Realizing his mistake by then, Cesare tried to correct the situation to his favour but Pope Julius II made sure of its failure at every turn.
Cesare, who was facing the hostility of Ferdinand II of Aragon, was betrayed while in Naples by Gonzalo Fernández de Córdoba, a man he had considered his ally, and imprisoned there, while his lands were retaken by the Papacy.
In 1504 he was transferred to Spain and imprisoned first in the Castle of Chinchilla de Montearagón in La Mancha, but after an attempted escape he was moved north to the Castle of La Mota, Medina del Campo, near Segovia.
He did manage to escape from the Castle of La Mota with assistance and after running across Santander, Durango and Gipuzkoa, he arrived in Pamplona on 3 December 1506 and was much welcomed by King John III of Navarre, who was missing an experienced military commander, ahead of the feared Castilian invasion.
Borgia recaptured Viana, Navarre, then in the hands of forces loyal to Louis de Beaumont, Ferdinand II of Aragon‘s conspiratorial ally in Navarre, but not the castle, which he then besieged.
In the early morning of 11 March 1507 an enemy party of knights fled from the castle during a heavy storm.

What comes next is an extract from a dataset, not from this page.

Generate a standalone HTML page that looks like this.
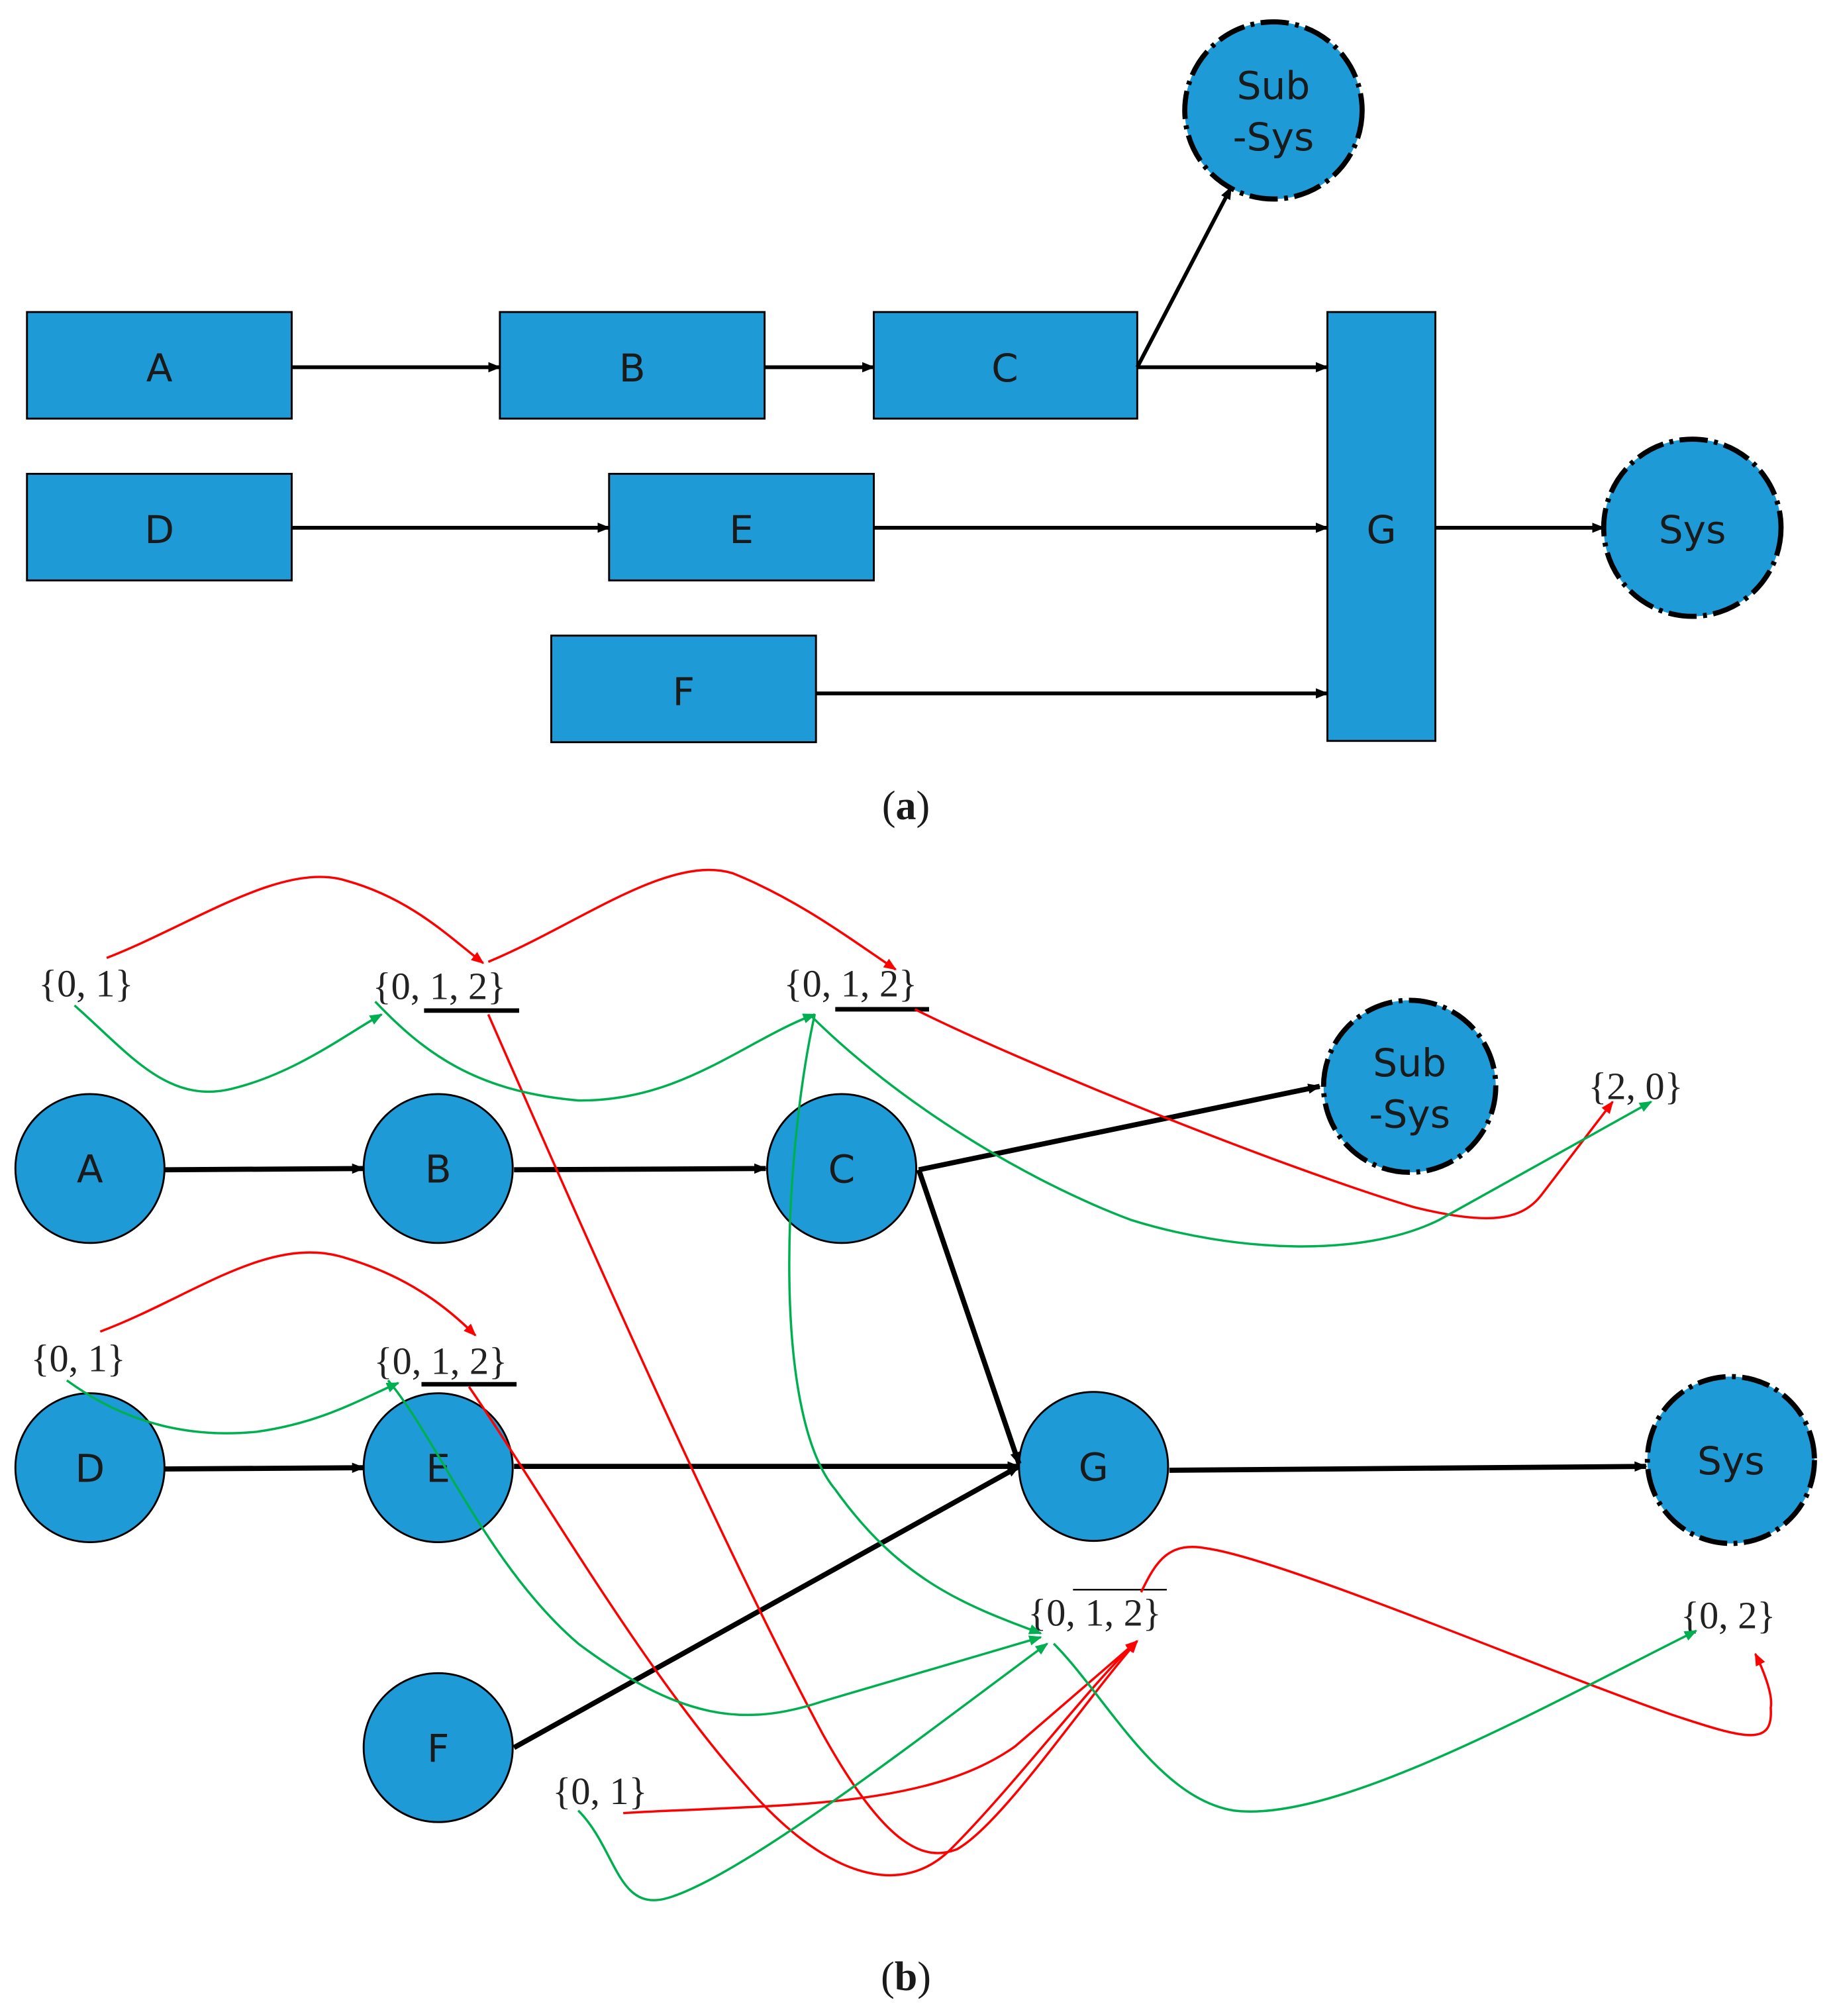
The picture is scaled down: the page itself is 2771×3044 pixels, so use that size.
<!DOCTYPE html>
<html><head><meta charset="utf-8"><style>
html,body{margin:0;padding:0;background:#fff}
svg{display:block}
</style></head><body>
<svg width="2771" height="3044" viewBox="0 0 1428 1570" preserveAspectRatio="none" xmlns="http://www.w3.org/2000/svg">
<defs>
<marker id="ak" markerWidth="10" markerHeight="10" refX="9" refY="5" orient="auto" markerUnits="userSpaceOnUse"><path d="M0,1 L10,5 L0,9 z" fill="#000"/></marker>
<marker id="ar" markerWidth="10" markerHeight="10" refX="9" refY="5" orient="auto" markerUnits="userSpaceOnUse"><path d="M0,1 L10,5 L0,9 z" fill="#f00"/></marker>
<marker id="ag" markerWidth="10" markerHeight="10" refX="9" refY="5" orient="auto" markerUnits="userSpaceOnUse"><path d="M0,1 L10,5 L0,9 z" fill="#00b050"/></marker>
</defs>
<g font-family="'DejaVu Sans','Liberation Sans',sans-serif" font-size="30" text-anchor="middle" fill="#1a1a1a">
<g fill="#1E9BD7" stroke="#000" stroke-width="1.5">
<rect x="21" y="243" width="206" height="83"/>
<rect x="389" y="243" width="206" height="83"/>
<rect x="680" y="243" width="205" height="83"/>
<rect x="21" y="369" width="206" height="83"/>
<rect x="474" y="369" width="206" height="83"/>
<rect x="429" y="495" width="206" height="83"/>
<rect x="1033" y="243" width="84" height="334"/>
</g>
<g fill="#1E9BD7" stroke="#000" stroke-width="4" stroke-dasharray="22,5,3,5">
<circle cx="991" cy="86" r="69"/>
<circle cx="1317" cy="411" r="69"/>
</g>
<text x="124" y="297">A</text><text x="492" y="297">B</text><text x="782" y="297">C</text>
<text x="124" y="423">D</text><text x="577" y="423">E</text><text x="532" y="549">F</text>
<text x="1075" y="423">G</text>
<text x="991" y="77">Sub</text><text x="991" y="117">-Sys</text>
<text x="1317" y="423">Sys</text>
<g stroke="#000" stroke-width="3" fill="none" marker-end="url(#ak)">
<line x1="227" y1="286" x2="389" y2="286"/>
<line x1="595" y1="286" x2="680" y2="286"/>
<line x1="885" y1="286" x2="1033" y2="286"/>
<line x1="885" y1="286" x2="958" y2="146"/>
<line x1="227" y1="411" x2="474" y2="411"/>
<line x1="680" y1="411" x2="1033" y2="411"/>
<line x1="635" y1="540" x2="1033" y2="540"/>
<line x1="1117" y1="411" x2="1248" y2="411"/>
</g>
<text x="705" y="638" font-family="'Liberation Serif',serif" font-size="32">(<tspan font-weight="bold">a</tspan>)</text>

<g fill="#1E9BD7" stroke="#000" stroke-width="1.5">
<circle cx="70" cy="910" r="58"/><circle cx="341" cy="910" r="58"/><circle cx="655" cy="910" r="58"/>
<circle cx="70" cy="1143" r="58"/><circle cx="341" cy="1143" r="58"/><circle cx="341" cy="1361" r="58"/>
<circle cx="851" cy="1142" r="58"/>
</g>
<g fill="#1E9BD7" stroke="#000" stroke-width="4" stroke-dasharray="22,5,3,5">
<circle cx="1097" cy="846" r="67"/>
<circle cx="1347" cy="1137" r="65"/>
</g>
<text x="70" y="921">A</text><text x="341" y="921">B</text><text x="655" y="921">C</text>
<text x="70" y="1154">D</text><text x="341" y="1154">E</text><text x="341" y="1372">F</text>
<text x="851" y="1153">G</text>
<text x="1097" y="838">Sub</text><text x="1097" y="878">-Sys</text>
<text x="1347" y="1148">Sys</text>
<g stroke="#000" stroke-width="4" fill="none" marker-end="url(#ak)">
<line x1="128" y1="911" x2="283" y2="910"/>
<line x1="400" y1="911" x2="596" y2="910"/>
<line x1="715" y1="911" x2="1027" y2="846"/>
<line x1="715" y1="911" x2="793" y2="1140"/>
<line x1="128" y1="1144" x2="283" y2="1143"/>
<line x1="400" y1="1142" x2="793" y2="1142"/>
<line x1="400" y1="1361" x2="793" y2="1142"/>
<line x1="910" y1="1145" x2="1281" y2="1142"/>
</g>
<g font-family="'Liberation Serif',serif" font-size="30" fill="#222" text-anchor="start">
<text x="30" y="776">{0, 1}</text>
<text x="290" y="778">{0, 1, 2}</text>
<text x="610" y="776">{0, 1, 2}</text>
<text x="1236" y="856">{2, 0}</text>
<text x="24" y="1068">{0, 1}</text>
<text x="291" y="1070">{0, 1, 2}</text>
<text x="800" y="1266">{0, 1, 2}</text>
<text x="1308" y="1268">{0, 2}</text>
<text x="430" y="1405">{0, 1}</text>
</g>
<g stroke="#000" stroke-width="3.5">
<line x1="330" y1="787" x2="404" y2="787"/>
<line x1="650" y1="786" x2="723" y2="786"/>
<line x1="328" y1="1078" x2="402" y2="1078"/>
</g>
<line x1="835" y1="1238" x2="908" y2="1238" stroke="#000" stroke-width="1.2"/>
<g fill="none" stroke="#f00" stroke-width="1.8" marker-end="url(#ar)">
<path d="M83,746 C150,720 220,670 270,686 C320,700 350,730 376,750"/>
<path d="M380,749 C450,720 520,665 570,680 C620,700 660,730 697,755"/>
<path d="M380,790 C450,950 560,1200 640,1350 C690,1440 720,1450 745,1440 C780,1420 840,1330 885,1278"/>
<path d="M712,786 C800,830 1000,910 1100,940 C1160,955 1185,950 1200,930 L1255,858"/>
<path d="M78,1037 C150,1010 210,960 270,980 C320,995 350,1020 370,1040"/>
<path d="M365,1080 C420,1160 500,1300 580,1390 C640,1460 700,1480 740,1440 C790,1390 850,1310 885,1278"/>
<path d="M485,1412 C600,1405 720,1410 790,1360 L885,1278"/>
<path d="M888,1240 C900,1215 910,1200 940,1206 C1000,1215 1200,1300 1300,1335 C1360,1355 1380,1360 1378,1330 C1380,1320 1372,1300 1366,1288"/>
</g>
<g fill="none" stroke="#00b050" stroke-width="1.8" marker-end="url(#ag)">
<path d="M58,783 C100,820 130,860 180,848 C230,836 270,805 297,790"/>
<path d="M292,780 C330,820 370,850 450,857 C530,858 580,810 634,790"/>
<path d="M630,790 C700,860 800,920 880,950 C960,975 1060,980 1120,950 L1285,858"/>
<path d="M634,790 C610,900 600,1100 650,1160 C700,1230 750,1250 810,1272"/>
<path d="M52,1075 C100,1110 150,1120 200,1115 C250,1108 280,1090 310,1077"/>
<path d="M302,1075 C340,1120 380,1220 450,1280 C530,1340 580,1345 640,1325 L810,1275"/>
<path d="M450,1410 C480,1440 480,1490 520,1478 C580,1460 720,1350 815,1280"/>
<path d="M820,1280 C860,1320 900,1400 960,1410 C1040,1420 1200,1330 1320,1270"/>
</g>
<text x="705" y="1550" font-family="'Liberation Serif',serif" font-size="32">(<tspan font-weight="bold">b</tspan>)</text>
</g>
</svg>
</body></html>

Outraged at the ineffectiveness of the siege, Borgia chased them, only to find himself on his own. The party of knights, discovering that he was alone, trapped him in an ambush, where he received a fatal injury from a spear.
He was then stripped of all his luxurious garments, valuables, and a leather mask covering half his face (disfigured, possibly by syphilis, during his late years). Borgia was left lying naked, with just a red tile covering his genitals.
Cesare was originally buried in a marbled mausoleum John III had ordered built at the altar of the Church of Santa María in Viana, set on one of the stops on the Camino de Santiago.